Automated posterior predictive checks


I am testing a hypothesis on the distribution of distances between transcription factor binding sites and genes in the human genome. I have a model that fits well for several binding motifs I picked randomly and now I want to test whether it can fit all motifs I am interested in (several hundreds). During development, I checked the fits by hand by visually inspecting posterior predictive check (PPC) plots for density and few functions (median, max, min, IQR). Now I need to automate these checks.

The model for each motif has 5 parameters, while there are 5e3 - 1e5 datapoints for each motif, so it seems that fitting a hierarchical model would be an overkill and I thus fit each motif separately, which has reasonable running time.

So my idea is that for each motif I do a PPC of ~50 quantiles and than look at the distribution of the actual quantiles of the data within the PPC quantiles. Then I check, if there are
a) quantiles where the distribution of data values across motifs is non-uniform
b) motifs where the distribution of data values across quantiles is non-uniform
I might even calculate some p-values on that (whoa)…
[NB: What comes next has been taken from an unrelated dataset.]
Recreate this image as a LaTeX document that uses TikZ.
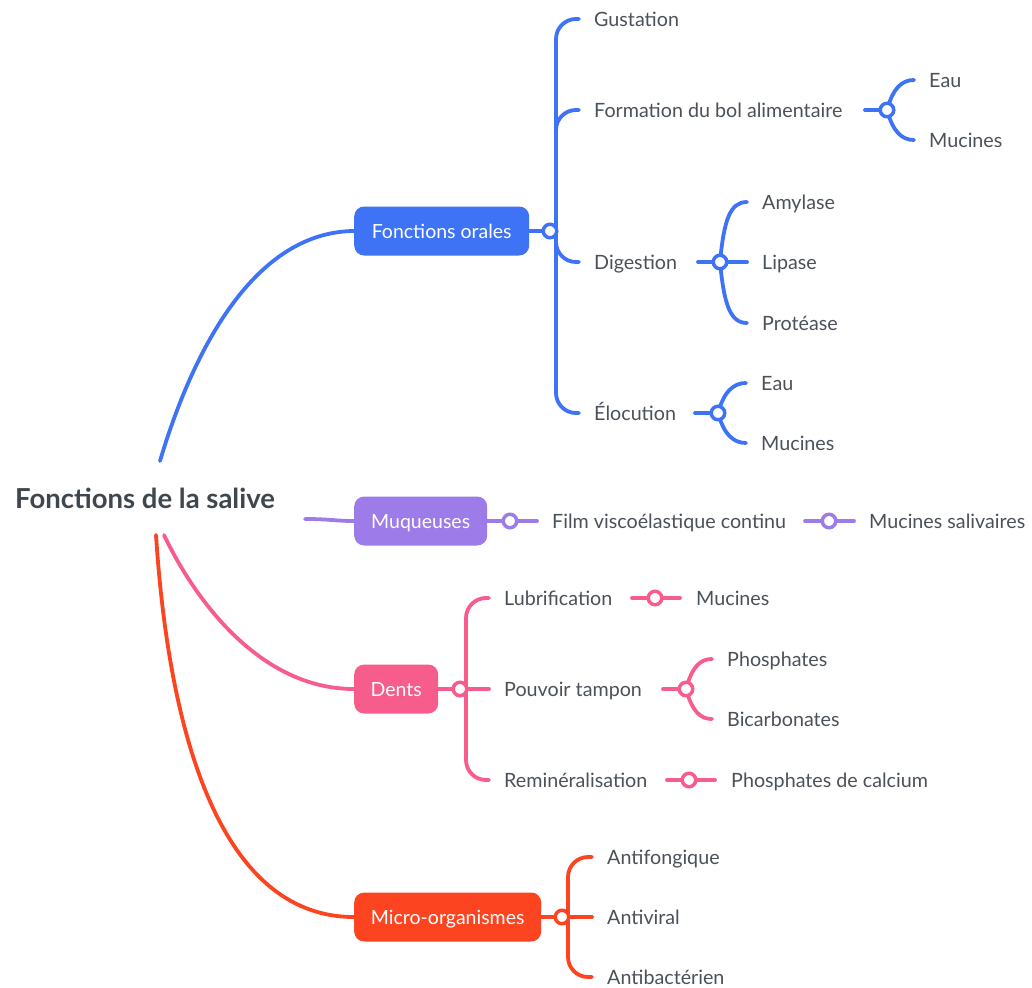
\documentclass[tikz,border=0pt]{standalone}
\usepackage{fontspec}
\setmainfont{Lato}
\pgfdeclarelayer{bg}
\pgfsetlayers{bg,main}
\definecolor{cblue}{HTML}{3E73F5}
\definecolor{cpurple}{HTML}{9D7BE9}
\definecolor{cpink}{HTML}{F65C8C}
\definecolor{cred}{HTML}{FC4421}
\definecolor{tgray}{HTML}{4B5158}
\definecolor{rgray}{HTML}{3F464D}
\begin{document}
\begin{tikzpicture}[x=1pt,y=-1pt,
  lbl/.style={anchor=west, inner sep=0pt, text height=14.1pt, text depth=0pt, text=tgray, font=\fontsize{19.7}{23}\selectfont},
  box/.style={anchor=west, rounded corners=10pt, minimum height=49pt, inner sep=0pt, text=white, text height=14pt, text depth=0pt, font=\fontsize{19.5}{23}\selectfont},
  jn/.style={circle, draw=#1, line width=3.5pt, fill=white, minimum size=13.5pt, inner sep=0pt},
  ln/.style={draw=#1, line width=3.8pt, line cap=round, rounded corners=20pt}]
\useasboundingbox (0,0) rectangle (1032,987);

% root
\node[anchor=west, inner sep=0pt, text height=19.7pt, text depth=0pt, text=rgray, font=\bfseries\fontsize{27.5}{32}\selectfont] (root) at (15,498.5) {Fonctions de la salive};
\coordinate (rb) at (160,461);
\coordinate (rp) at (305,519);
\coordinate (rk) at (164,535);
\coordinate (rr) at (156,535);

% main boxes
\node[box, fill=cblue, minimum width=175pt] (orales) at (354,231) {Fonctions orales};
\node[box, fill=cpurple, minimum width=133pt] (muq) at (354,521) {Muqueuses};
\node[box, fill=cpink, minimum width=84pt] (dents) at (354,689) {Dents};
\node[box, fill=cred, minimum width=187pt] (micro) at (354,917) {Micro-organismes};

% junctions
\node[jn=cblue] (jor) at (550,231) {};
\node[jn=cblue] (jbol) at (887,110) {};
\node[jn=cblue] (jdig) at (720,262) {};
\node[jn=cblue] (jelo) at (718,413) {};
\node[jn=cpurple] (jmuq) at (510,521) {};
\node[jn=cpurple] (jfilm) at (829,521) {};
\node[jn=cpink] (jden) at (460,689) {};
\node[jn=cpink] (jlub) at (655,598) {};
\node[jn=cpink] (jpou) at (686,689) {};
\node[jn=cpink] (jrem) at (689,780) {};
\node[jn=cred] (jmic) at (562,917) {};

% labels
\node[lbl] (gus) at (594,19) {Gustation};
\node[lbl] (bol) at (594,110) {Formation du bol alimentaire};
\node[lbl] (eau1) at (929,80) {Eau};
\node[lbl] (muc1) at (929,140) {Mucines};
\node[lbl] (dig) at (594,262) {Digestion};
\node[lbl] (amy) at (762,202) {Amylase};
\node[lbl] (lip) at (762,262) {Lipase};
\node[lbl] (pro) at (762,323) {Protéase};
\node[lbl] (elo) at (594,413) {Élocution};
\node[lbl] (eau2) at (761,383) {Eau};
\node[lbl] (muc2) at (761,443) {Mucines};
\node[lbl] (film) at (552,521) {Film viscoélastique continu};
\node[lbl] (musal) at (869,521) {Mucines salivaires};
\node[lbl] (lub) at (504,598) {Lubrification};
\node[lbl] (muc3) at (696,598) {Mucines};
\node[lbl] (pou) at (504,689) {Pouvoir tampon};
\node[lbl] (pho) at (727,659) {Phosphates};
\node[lbl] (bic) at (727,719) {Bicarbonates};
\node[lbl] (rem) at (504,780) {Reminéralisation};
\node[lbl] (phc) at (731,780) {Phosphates de calcium};
\node[lbl] (afo) at (607,857) {Antifongique};
\node[lbl] (avi) at (607,917) {Antiviral};
\node[lbl] (aba) at (607,977) {Antibactérien};

\begin{pgfonlayer}{bg}
% root connectors
\draw[ln=cblue] (rb) .. controls (190,360) and (250,232) .. (orales.west);
\draw[ln=cpurple] (rp) .. controls (330,519) and (335,521) .. (muq.west);
\draw[ln=cpink] (rk) .. controls (195,600) and (260,689) .. (dents.west);
\draw[ln=cred] (rr) .. controls (168,720) and (215,917) .. (micro.west);

% Fonctions orales
\draw[ln=cblue] (orales.east) -- (jor.center);
\draw[ln=cblue] ([xshift=6pt]jor.center) |- ([xshift=-15pt]gus.west);
\draw[ln=cblue] ([xshift=6pt]jor.center) |- ([xshift=-15pt]bol.west);
\draw[ln=cblue] ([xshift=6pt]jor.center) |- ([xshift=-15pt]dig.west);
\draw[ln=cblue] ([xshift=6pt]jor.center) |- ([xshift=-15pt]elo.west);
\draw[ln=cblue] ([xshift=-22pt]jbol.center) -- (jbol.center);
\draw[ln=cblue] (jbol.center) .. controls +(6,-22) and +(-12,0) .. ([xshift=-15pt]eau1.west);
\draw[ln=cblue] (jbol.center) .. controls +(6,22) and +(-12,0) .. ([xshift=-15pt]muc1.west);
\draw[ln=cblue] ([xshift=-22pt]jdig.center) -- ([xshift=-15pt]lip.west);
\draw[ln=cblue] (jdig.center) .. controls +(4,-42) and +(-17,0) .. ([xshift=-15pt]amy.west);
\draw[ln=cblue] (jdig.center) .. controls +(4,42) and +(-17,0) .. ([xshift=-15pt]pro.west);
\draw[ln=cblue] ([xshift=-23pt]jelo.center) -- (jelo.center);
\draw[ln=cblue] (jelo.center) .. controls +(6,-22) and +(-12,0) .. ([xshift=-15pt]eau2.west);
\draw[ln=cblue] (jelo.center) .. controls +(6,22) and +(-12,0) .. ([xshift=-15pt]muc2.west);

% Muqueuses
\draw[ln=cpurple] (muq.east) -- (jmuq.center) -- ([xshift=-15pt]film.west);
\draw[ln=cpurple] ([xshift=-24pt]jfilm.center) -- ([xshift=-15pt]musal.west);

% Dents
\draw[ln=cpink] (dents.east) -- (jden.center) -- ([xshift=-15pt]pou.west);
\draw[ln=cpink] ([xshift=6pt]jden.center) |- ([xshift=-15pt]lub.west);
\draw[ln=cpink] ([xshift=6pt]jden.center) |- ([xshift=-15pt]rem.west);
\draw[ln=cpink] ([xshift=-23pt]jlub.center) -- ([xshift=-16pt]muc3.west);
\draw[ln=cpink] ([xshift=-23pt]jpou.center) -- (jpou.center);
\draw[ln=cpink] (jpou.center) .. controls +(6,-22) and +(-12,0) .. ([xshift=-15pt]pho.west);
\draw[ln=cpink] (jpou.center) .. controls +(6,22) and +(-12,0) .. ([xshift=-15pt]bic.west);
\draw[ln=cpink] ([xshift=-22pt]jrem.center) -- ([xshift=-16pt]phc.west);

% Micro-organismes
\draw[ln=cred] (micro.east) -- (jmic.center) -- ([xshift=-15pt]avi.west);
\draw[ln=cred] ([xshift=6pt]jmic.center) |- ([xshift=-15pt]afo.west);
\draw[ln=cred] ([xshift=6pt]jmic.center) |- ([xshift=-15pt]aba.west);
\end{pgfonlayer}
\end{tikzpicture}
\end{document}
Does that sound reasonable or is it a footgun? Has a similar approach been formalized somewhere? I’ve read a paper (can’t find the reference) where they do a similar thing but to test whether the model works when fitting simulated data (I thing they transform the uniformity test to a normality test). Is there a reason this approach might not be valid for testing model fit to actual data ? Thanks for any hints!

Model selection as a decision (without focus on prediction)

So an update: turns out this approach (at least in its basic form) is not suitable for my case. The distribution of the “quantiles of quantiles” is very frequently non-uniform, even for cases, I would consider a good fit. For example, here is a density PPC:

Looks good to me! (and PPCs for quantities of interest such as min, max or sd are also good]).

Now let’s have a look at the relation between quantiles of replicates and quantiles in the real data:

So the quantiles of the actual data are very likely to lie in the middle of the replicated quantiles and the distribution is non-uniform.

One might argue that the quantiles being concentrated at the center is a good thing and in a sense better than uniform, but I have (so far) trouble formalizing this idea. Will update here if I make further progress.